I am sitting with humans grappling with questions of worth, belonging, power, control, love, and connection. Am I worthy of love? Am I worthy as a human being? Am I worthy of fun and pleasure, passion and play, rest and rejuvenation? Am I good enough? Will I be accepted or rejected? Can I share this fantasy, this deep desire, and still be accepted? Do I feel safe with myself, in my body? Can I feel safe with someone else? Can I be understood, and can I understand myself? Can I let go of control?

These questions, this grappling, for me is where the magic happens; in journeying with individuals and couples in the transformation of how they see themselves and the other. While core belief work is not unique to sex therapy, sexuality seems to be a window into a person’s innermost sense of self. It’s a regular occurrence to hear, “I’ve never shared this with anyone before”, and the utter relief and sense of freedom that comes from sharing in a place of safety.

At the same time…while yes there is the innermost self, sex is embodied.
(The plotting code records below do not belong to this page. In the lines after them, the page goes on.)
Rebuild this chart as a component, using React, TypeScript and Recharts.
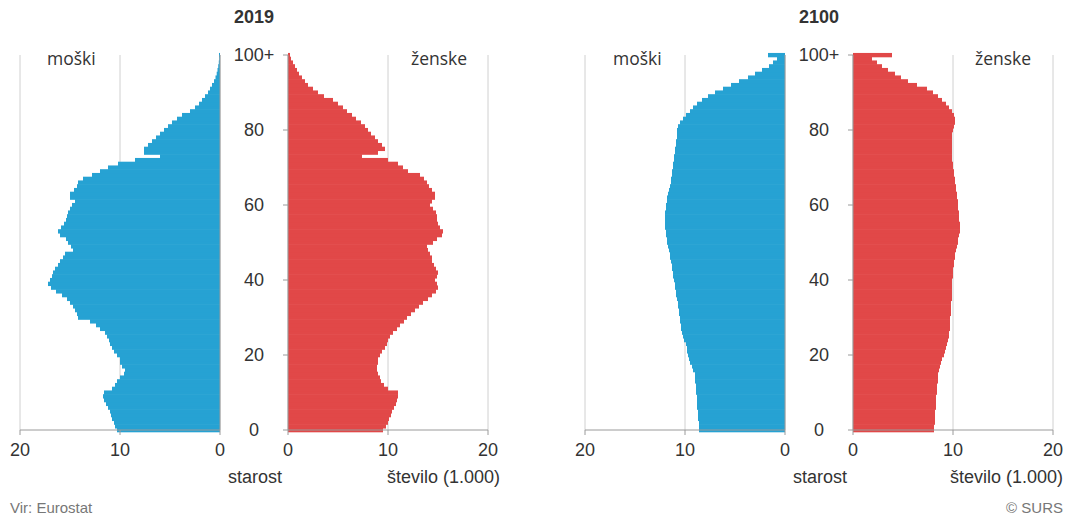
import React from "react";
import { BarChart, Bar, XAxis, YAxis, CartesianGrid } from "recharts";

// age groups 0..100 (100 = 100+)
const ages = [
  0, 1, 2, 3, 4, 5, 6, 7, 8, 9, 10, 11, 12, 13, 14, 15, 16, 17, 18, 19,
  20, 21, 22, 23, 24, 25, 26, 27, 28, 29, 30, 31, 32, 33, 34, 35, 36, 37, 38, 39,
  40, 41, 42, 43, 44, 45, 46, 47, 48, 49, 50, 51, 52, 53, 54, 55, 56, 57, 58, 59,
  60, 61, 62, 63, 64, 65, 66, 67, 68, 69, 70, 71, 72, 73, 74, 75, 76, 77, 78, 79,
  80, 81, 82, 83, 84, 85, 86, 87, 88, 89, 90, 91, 92, 93, 94, 95, 96, 97, 98, 99, 100,
];
const ageTicks = [0, 20, 40, 60, 80, 100];
const countTicks = [0, 10, 20];

// thousands
const male2019 = [
  10.3, 10.5, 10.6, 10.8, 10.9, 11.0, 11.2, 11.4, 11.6, 11.7,
  11.6, 10.8, 10.5, 10.3, 10.0, 9.6, 9.5, 9.8, 10.0, 10.0,
  10.3, 10.6, 10.8, 11.0, 11.1, 11.3, 11.5, 12.0, 12.4, 13.0,
  14.2, 14.3, 14.5, 14.7, 15.0, 15.3, 15.8, 16.4, 16.9, 17.2,
  17.0, 16.8, 16.7, 16.5, 16.2, 16.0, 15.7, 15.5, 14.7, 14.9,
  15.2, 15.4, 16.0, 16.2, 15.9, 15.6, 15.4, 15.3, 15.2, 15.0,
  14.8, 14.5, 15.0, 15.0, 14.6, 14.3, 14.2, 13.7, 12.8, 12.0,
  11.2, 10.2, 8.5, 6.0, 7.6, 7.6, 7.2, 6.8, 6.4, 6.0,
  5.6, 5.2, 4.8, 4.3, 3.8, 3.0, 2.5, 2.1, 1.8, 1.5,
  1.2, 1.0, 0.8, 0.6, 0.45, 0.33, 0.25, 0.18, 0.12, 0.08, 0.1,
];
const female2019 = [
  9.5, 9.8, 10.0, 10.1, 10.3, 10.4, 10.6, 10.8, 10.9, 11.0,
  11.0, 10.0, 9.6, 9.3, 9.2, 9.0, 8.9, 8.9, 9.0, 9.0,
  9.2, 9.4, 9.7, 9.9, 10.0, 10.2, 10.5, 10.9, 11.2, 11.6,
  11.9, 12.3, 12.7, 13.1, 13.5, 14.0, 14.4, 14.8, 15.0, 14.9,
  14.7, 14.9, 15.0, 14.8, 14.6, 14.4, 14.4, 14.2, 14.0, 13.9,
  14.5, 14.9, 15.4, 15.5, 15.2, 15.0, 14.9, 14.9, 14.8, 14.5,
  14.2, 14.4, 14.7, 14.7, 14.4, 14.1, 13.9, 13.6, 13.2, 12.0,
  11.5, 11.0, 10.0, 7.4, 9.0, 9.7, 9.4, 9.0, 8.7, 8.3,
  8.0, 7.7, 7.3, 6.8, 6.4, 5.9, 5.5, 5.0, 4.5, 3.6,
  3.0, 2.5, 2.0, 1.7, 1.4, 1.1, 0.9, 0.7, 0.5, 0.3, 0.2,
];
const male2100 = [
  8.6, 8.6, 8.6, 8.7, 8.7, 8.7, 8.8, 8.8, 8.8, 8.8,
  8.9, 8.9, 8.9, 9.0, 9.0, 9.0, 9.2, 9.3, 9.5, 9.6,
  9.7, 9.8, 9.8, 9.9, 10.1, 10.2, 10.3, 10.4, 10.4, 10.5,
  10.5, 10.6, 10.6, 10.7, 10.7, 10.8, 10.9, 10.9, 11.0, 11.0,
  11.1, 11.2, 11.2, 11.3, 11.3, 11.4, 11.5, 11.5, 11.6, 11.7,
  11.8, 11.8, 11.9, 11.9, 12.0, 12.0, 12.0, 12.0, 12.0, 11.9,
  11.9, 11.8, 11.8, 11.7, 11.6, 11.5, 11.4, 11.4, 11.3, 11.3,
  11.2, 11.2, 11.1, 11.1, 11.0, 11.0, 10.9, 10.9, 10.8, 10.8,
  10.8, 10.7, 10.5, 10.2, 9.9, 9.5, 9.2, 8.8, 8.3, 7.7,
  7.0, 6.2, 5.4, 4.6, 3.7, 3.0, 2.3, 1.6, 1.2, 0.8, 1.7,
];
const female2100 = [
  8.1, 8.1, 8.2, 8.2, 8.2, 8.2, 8.3, 8.3, 8.3, 8.3,
  8.4, 8.4, 8.4, 8.5, 8.5, 8.5, 8.6, 8.7, 8.8, 8.9,
  9.1, 9.2, 9.3, 9.4, 9.5, 9.6, 9.6, 9.7, 9.7, 9.7,
  9.7, 9.8, 9.8, 9.8, 9.8, 9.9, 9.9, 9.9, 9.9, 9.9,
  9.9, 10.0, 10.0, 10.0, 10.1, 10.1, 10.2, 10.2, 10.3, 10.4,
  10.5, 10.5, 10.6, 10.7, 10.7, 10.7, 10.6, 10.6, 10.6, 10.5,
  10.5, 10.5, 10.4, 10.4, 10.3, 10.3, 10.2, 10.2, 10.1, 10.1,
  10.0, 10.0, 9.9, 9.9, 9.9, 9.9, 9.9, 9.9, 9.9, 9.9,
  10.0, 10.1, 10.2, 10.2, 10.1, 9.9, 9.6, 9.3, 8.9, 8.5,
  8.0, 7.4, 6.4, 5.5, 4.8, 4.2, 3.5, 2.9, 2.4, 1.9, 3.9,
];

const BLUE = "#26a2d3";
const RED = "#e14848";
const AXIS = "#9a9a9a";
const GRID = "#d0d0d0";
const TEXT = "#333";
const FONT = "'Liberation Sans', Arial, sans-serif";
const PLOT_TOP = 55;
const PLOT_BOTTOM = 430;
const STEP = (PLOT_BOTTOM - PLOT_TOP) / 100;

const toRows = (values: number[]) => ages.map((age, i) => ({ age, v: values[i] }));

// fill the whole 1-year band so neighbouring bars touch without seams
const BandRect = ({ x, y, width, height, fill }: any) => {
  if (!width) return null;
  const x0 = width < 0 ? x + width : x;
  const cy = y + height / 2;
  return <rect x={x0} y={cy - STEP / 2 - 0.3} width={Math.abs(width)} height={STEP + 0.6} fill={fill} />;
};

const AgeTick = ({ x, y, payload }: any) => (
  <text x={x - 27} y={y} dy="0.36em" textAnchor="middle" fontSize={18} fill={TEXT} fontFamily={FONT}>
    {payload.value === 100 ? "100+" : payload.value}
  </text>
);

const xAxisProps = {
  type: "number" as const,
  domain: [0, 20],
  ticks: countTicks,
  height: 30,
  tickSize: 5,
  tickMargin: 8,
  stroke: AXIS,
  tick: { fill: TEXT, fontSize: 18, fontFamily: FONT },
  interval: 0 as const,
};

function MaleSide({ values, left }: { values: number[]; left: number }) {
  return (
    <BarChart
      layout="vertical"
      width={230}
      height={516}
      data={toRows(values)}
      margin={{ top: PLOT_TOP, right: 0, bottom: 516 - PLOT_BOTTOM - 30, left: 20 }}
      barCategoryGap={0}
      style={{ position: "absolute", left, top: 0 }}
    >
      <CartesianGrid horizontal={false} stroke={GRID} />
      <XAxis {...xAxisProps} reversed />
      <YAxis
        type="number"
        dataKey="age"
        domain={[0, 100]}
        ticks={ageTicks}
        reversed
        orientation="right"
        width={10}
        tick={false}
        tickSize={5}
        stroke={AXIS}
      />
      <Bar dataKey="v" fill={BLUE} shape={<BandRect />} isAnimationActive={false} />
    </BarChart>
  );
}

function FemaleSide({ values, left }: { values: number[]; left: number }) {
  return (
    <BarChart
      layout="vertical"
      width={300}
      height={516}
      data={toRows(values)}
      margin={{ top: PLOT_TOP, right: 32, bottom: 516 - PLOT_BOTTOM - 30, left: 0 }}
      barCategoryGap={0}
      style={{ position: "absolute", left, top: 0 }}
    >
      <CartesianGrid horizontal={false} stroke={GRID} />
      <XAxis {...xAxisProps} />
      <YAxis
        type="number"
        dataKey="age"
        domain={[0, 100]}
        ticks={ageTicks}
        reversed
        orientation="left"
        width={68}
        tick={<AgeTick />}
        tickSize={5}
        stroke={AXIS}
        interval={0}
      />
      <Bar dataKey="v" fill={RED} shape={<BandRect />} isAnimationActive={false} />
    </BarChart>
  );
}

export default function App() {
  const label = { fontSize: 17.5, fill: TEXT, fontFamily: "'Open Sans', sans-serif" };
  const small = { fontSize: 18, fill: TEXT, fontFamily: FONT };
  return (
    <div style={{ position: "absolute", left: 0, top: 0, width: 1078, height: 516, background: "#fff" }}>
      <MaleSide values={male2019} left={0} />
      <FemaleSide values={female2019} left={220} />
      <MaleSide values={male2100} left={565} />
      <FemaleSide values={female2100} left={785} />
      <svg width={1078} height={516} style={{ position: "absolute", left: 0, top: 0, pointerEvents: "none" }}>
        <text x={254} y={23} textAnchor="middle" fontSize={18} fontWeight="bold" fill={TEXT} fontFamily={FONT}>2019</text>
        <text x={819} y={23} textAnchor="middle" fontSize={18} fontWeight="bold" fill={TEXT} fontFamily={FONT}>2100</text>
        <text x={47} y={65} {...label}>moški</text>
        <text x={411} y={65} {...label}>ženske</text>
        <text x={613} y={65} {...label}>moški</text>
        <text x={975} y={65} {...label}>ženske</text>
        <text x={255} y={483} textAnchor="middle" {...small}>starost</text>
        <text x={500} y={483} textAnchor="end" {...small}>število (1.000)</text>
        <text x={820} y={483} textAnchor="middle" {...small}>starost</text>
        <text x={1063} y={483} textAnchor="end" {...small}>število (1.000)</text>
        <text x={10} y={513} fontSize={15} fill="#777" fontFamily={FONT}>Vir: Eurostat</text>
        <text x={1063} y={513} textAnchor="end" fontSize={15} fill="#777" fontFamily={FONT}>© SURS</text>
      </svg>
    </div>
  );
}
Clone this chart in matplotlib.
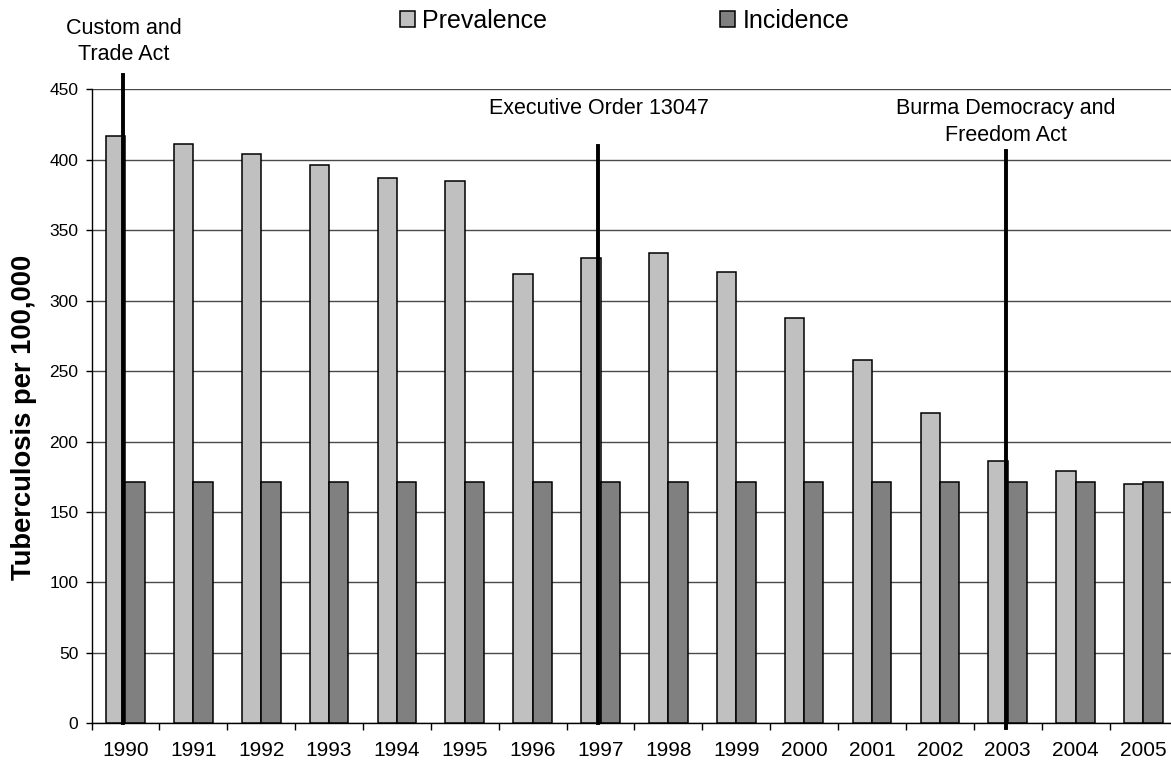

There is the marvellous and intricate connection to the human body. Blood pumping through the body in arousal, the co-ordination of the pelvic floor muscles, a cocktail of chemicals signalling “go” and others signalling “stop”. I love the challenge of piecing together the pieces of the puzzle of the biological, psychological, behavioural, relational, and cultural all wrapped together and expressed in the bedroom (or you know, elsewhere).

Professionally, sex therapy keeps me on my toes to keep my own biases in check. Nowhere else as much but in the place of sexuality will your own values be poked at and challenged. This is not a call to strip away my own values and be a blank slate, but to be aware of how they show up, understand where they have come from, and the role that they play in my life now. The tension is holding my values as my own and at the same time, remaining faithful to a person-centred process even in the face of values, beliefs, and decisions that directly conflict with my own. I think that spurs me on to better myself as a therapist. I can hold space, understanding, and compassion towards someone completely different to me.

It's vulnerable work, challenging work, and an incredible honour. This is what I love about sex therapy.